Catskill Mountains - Geology

Geology

The history of the Catskill Mountains is a geologic story come full circle, from erosion, deposition and uplift back to erosion. The Catskill Mountains are more of a dissected plateau than a series of mountain ranges. The sediments that make up the rocks in the Catskills were deposited when the ancient Acadian Mountains in the east were rising and subsequently eroding. The sediments traveled westward and formed a great delta into the sea that was in the area at that time.

The escarpment of the Catskill Mountains is near the former (landward) edge of this delta, as the sediments deposited in the northeastern areas along the escarpment were deposited above sea level by moving rivers and the Acadian Mountains were located roughly where the Taconics are located today (though significantly larger). The further west you travel, the finer the sediment that was deposited and thus the rocks change from gravel conglomerates to sandstones and shales. Even further west, these fresh water deposits intermingle with shallow marine sandstones and shales until the end in deeper water limestones.

The uplift and erosion of the Acadian Mountains was occurring during the Devonian and early Mississippian period (395 to 325 million years ago). Over that time, thousands of feet of these sediments built up, slowly moving the Devonian seashore further and further west. A meteor impact occurred in the shallow sea approximately 375 mya creating a 10 km (6 mi) diameter crater. This crater eventually filled with sediments and became Panther Mountain through the process of uplift and erosion.

By the middle of the Mississippian period, the uplift stopped and the Acadian Mountains had been eroded so much that sediments no longer flowed across the Catskill Delta.

Over time the sediments were buried by more sediments from other areas until the original Devonian and Mississippian sediments were deeply buried and slowly became solid rock. Then the entire area experienced uplift, which caused the sedimentary rocks to begin to erode. Today, those upper sedimentary rocks have been completely removed, allowing the Devonian and Mississippian rocks to be exposed. Today’s Catskills are a result of the continued erosion of these rocks, both by streams and in the recent past by glaciers.
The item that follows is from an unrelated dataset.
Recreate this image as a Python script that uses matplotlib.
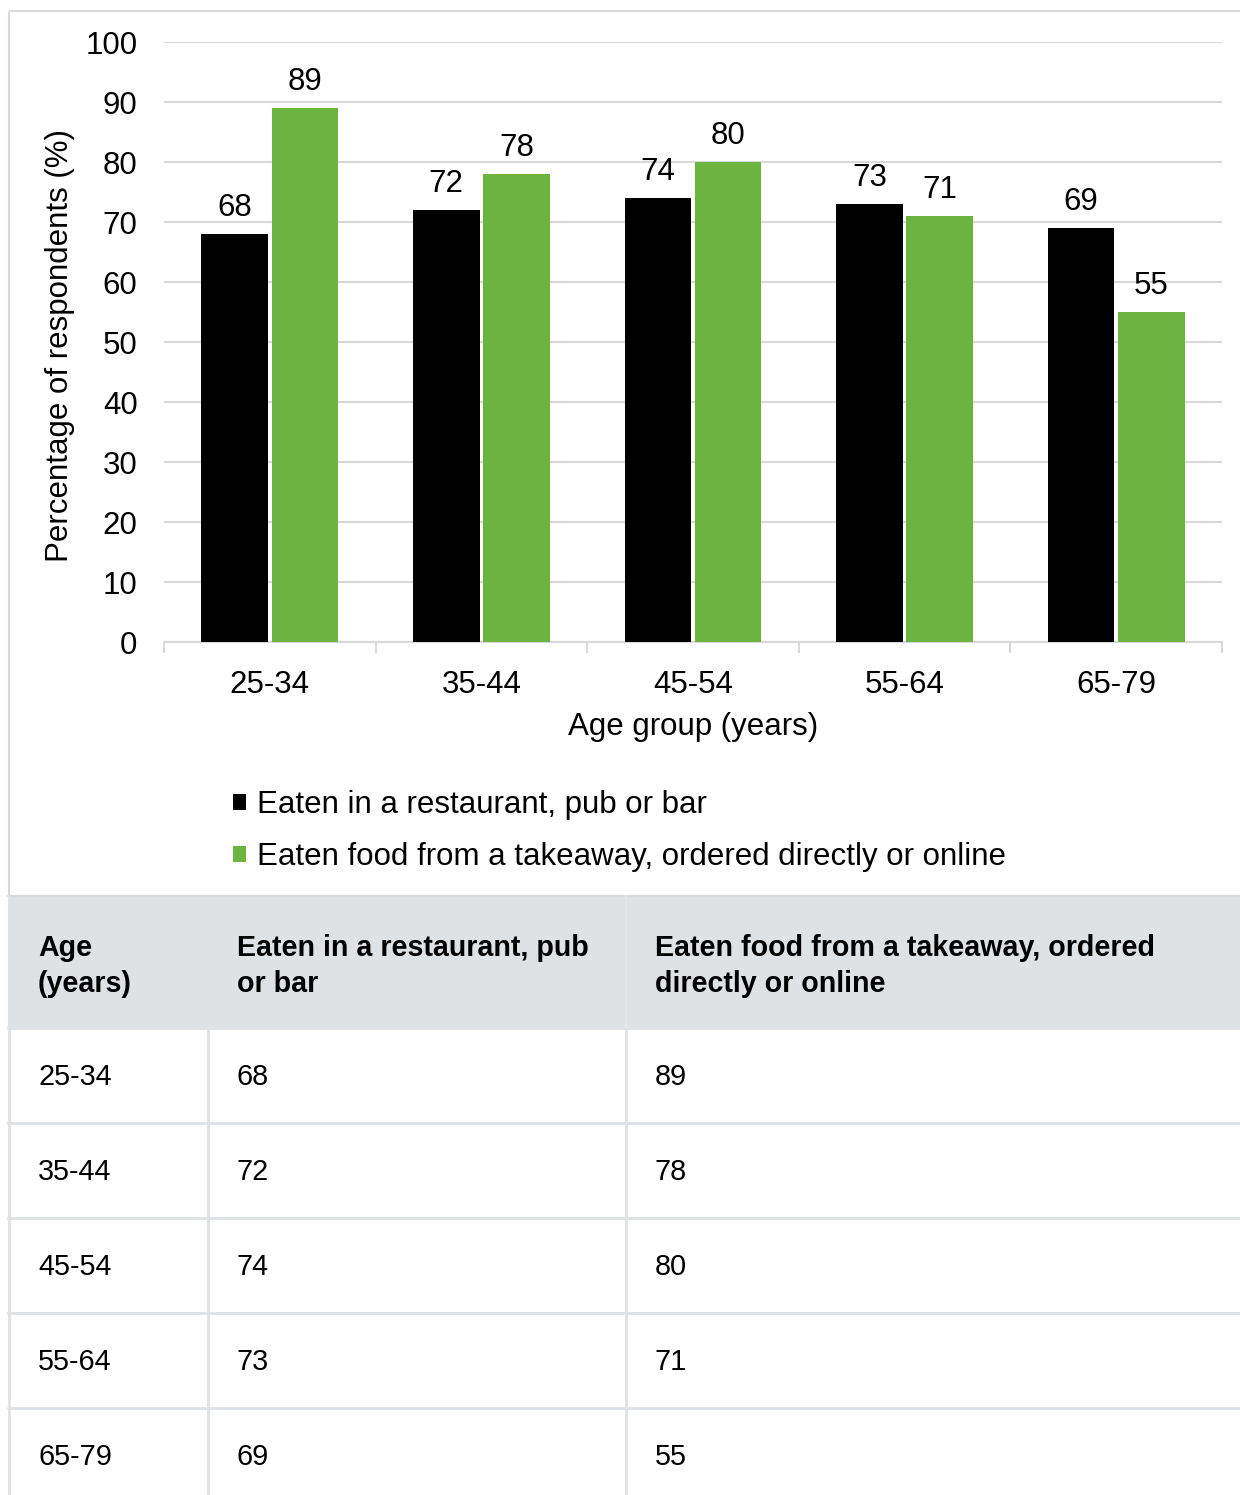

Some traces of the most recent sedimentary layers remain for the discerning eye to discover, however. Even along the glacially-scoured eastern escarpment and in the upper Hudson Valley just below it—not to mention the glacial till-dumps and occasional terminal moraines of the southern-facing mountain slopes and valleys of the eastern and central Catskills—fragments of quartzite ranging from bright white, banded orange and tan, to deep red and dark gray are found. Many if not most of these are no more than 6" thick, have two flat sides and are without inclusions of other native rock, e.g., gray or blue sandstone ("bluestone"), most likely indicating the presence of a shallow, wave-beaten sandy delta or beach area at the base of the Acadian ranges in the delta's final stages of sedimentation. That sand layer, mostly free of silt (hence less opaque than older layers formed with higher concentrations of silt and mud under deeper water at more remote reaches of the delta) formed one or more upper layers of the delta. With compression and time, thin layers of sandstone formed of which only the here-mentioned fragments of sandstone remain now though in comparative abundance, if one measures their frequency against those of glacial erratics of similar size and shape which are typically metamorphic in origin (e.g., feldspars, granites, basalts), which most likely originated in the geologically complex region of the Adirondacks to the north. Such sandstones and erratics are frequently found collocated in cairns and other anomalous rock arrangements of the Eastern Catskills.

In successive Ice Ages, both valley and continental glaciers have widened the valleys and the notches of the Catskills and rounded the mountains. Grooves and scratches in exposed bedrock provides evidence of the great sheets of ice that once traversed through the region. Even today the erosion of the mountains continue, with the region’s rivers and streams deepening and widening the mountains’ valleys and cloves.